Bear in mind that wireless chargers also deliver a reduced charge compared to their wired counterparts. While wired chargers can deliver up to 60 or even 80 Wh under normal circumstances, even a decent wireless charger will struggle to put out more than 50 Wh. Mind you, we’re talking about high-end chargers here, and even they struggle considerably to reach wired standards.
We should perhaps point out that wireless chargers work by creating a magnetic field and that they emit an EMF form of radiation during the charging process. The field they generate is so small in some cases, that they do not fully meet the parameters that your average phone battery requires for a successful recharge.
The future is bright
Considering what manufacturers like Samsung, Apple, Xiaomi, and Huawei have been announcing for quite a while now, we are quickly entering the era of fully wireless chargers. To that end, almost every giant manufacturer has come up with its own proprietary charger, and these chargers can vary quite a bit in effectiveness and versatility.
If we are to look at what brands like Xiaomi and Samsung are offering, we can assume that we’re gonna have 50-60 Wh wireless chargers by the end of the decade. Needless to say, these technologies will eventually find their way into third-party chargers, the type that we are more likely to purchase for a more accommodating charging medium.
It would be safe to say thatif you want wireless charging at a distance greater than 1.5-2 inches at this point in time, you should expect to be disappointed. Not only because most wireless chargers require close proximity between the charger and the device being charged but also because the battery that most of these devices incorporate simply cannot handle the heat.

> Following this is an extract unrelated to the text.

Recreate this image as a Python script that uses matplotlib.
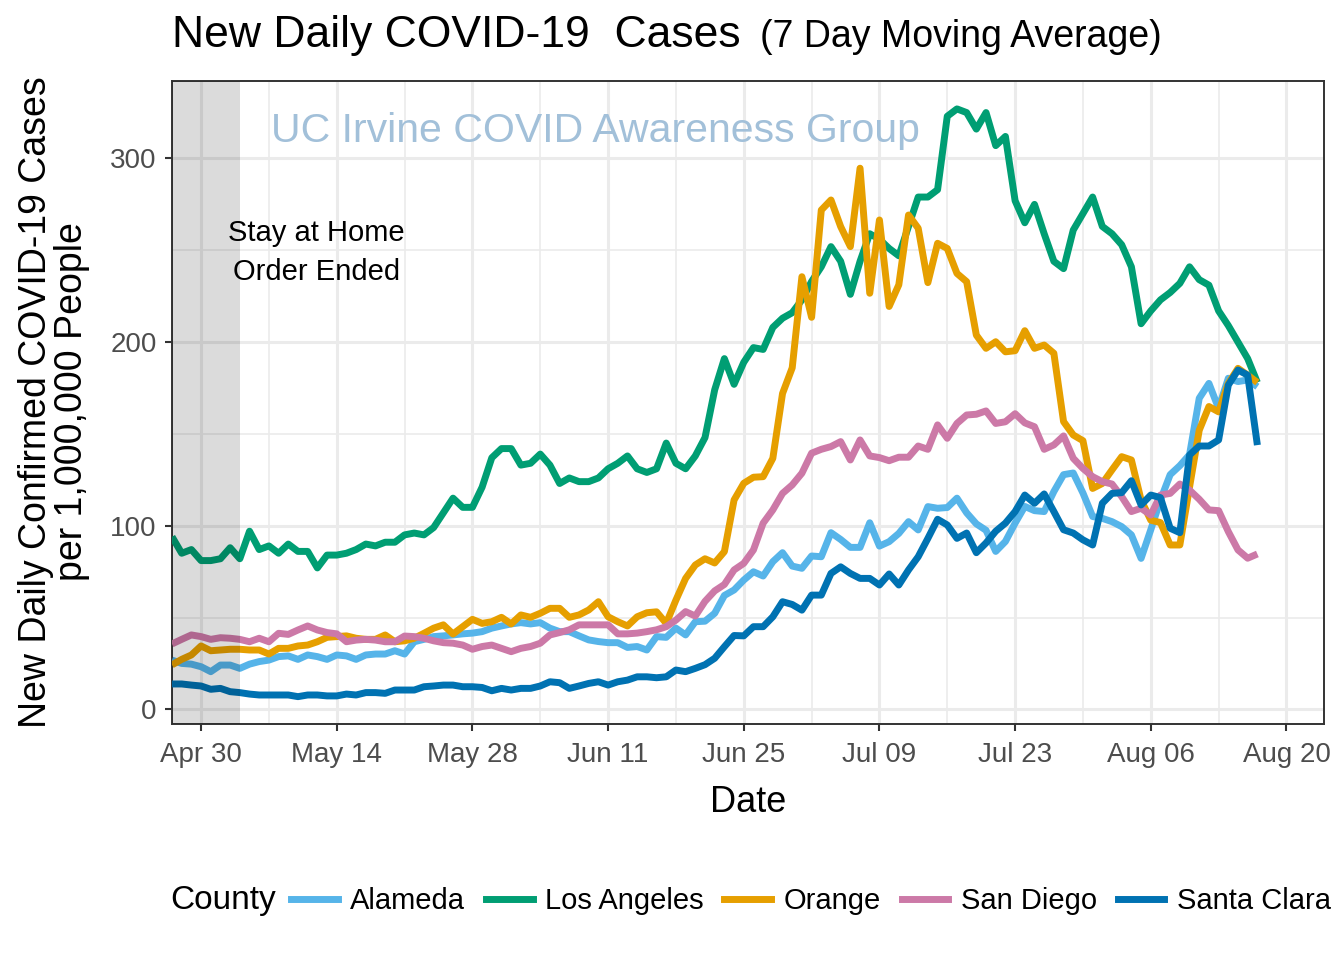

Last but not least, you have to understand that wireless charging can cause quite a rise in temperature both for the charger and the phone. When that happens, an auxiliary system usually gets triggered to suspend the charging process in its track. Depending on the phone, the time until the maximum temperature is reached can vary to some extent.
To put it bluntly, wireless chargers still have a long way to go before we can safely depend on them to charge our phones from across the room. For the time being, however, they still provide a comfortable and effortless solution for all our charging needs, provided that our phones possess the technological stability to deal with the ever-changing charging parameters.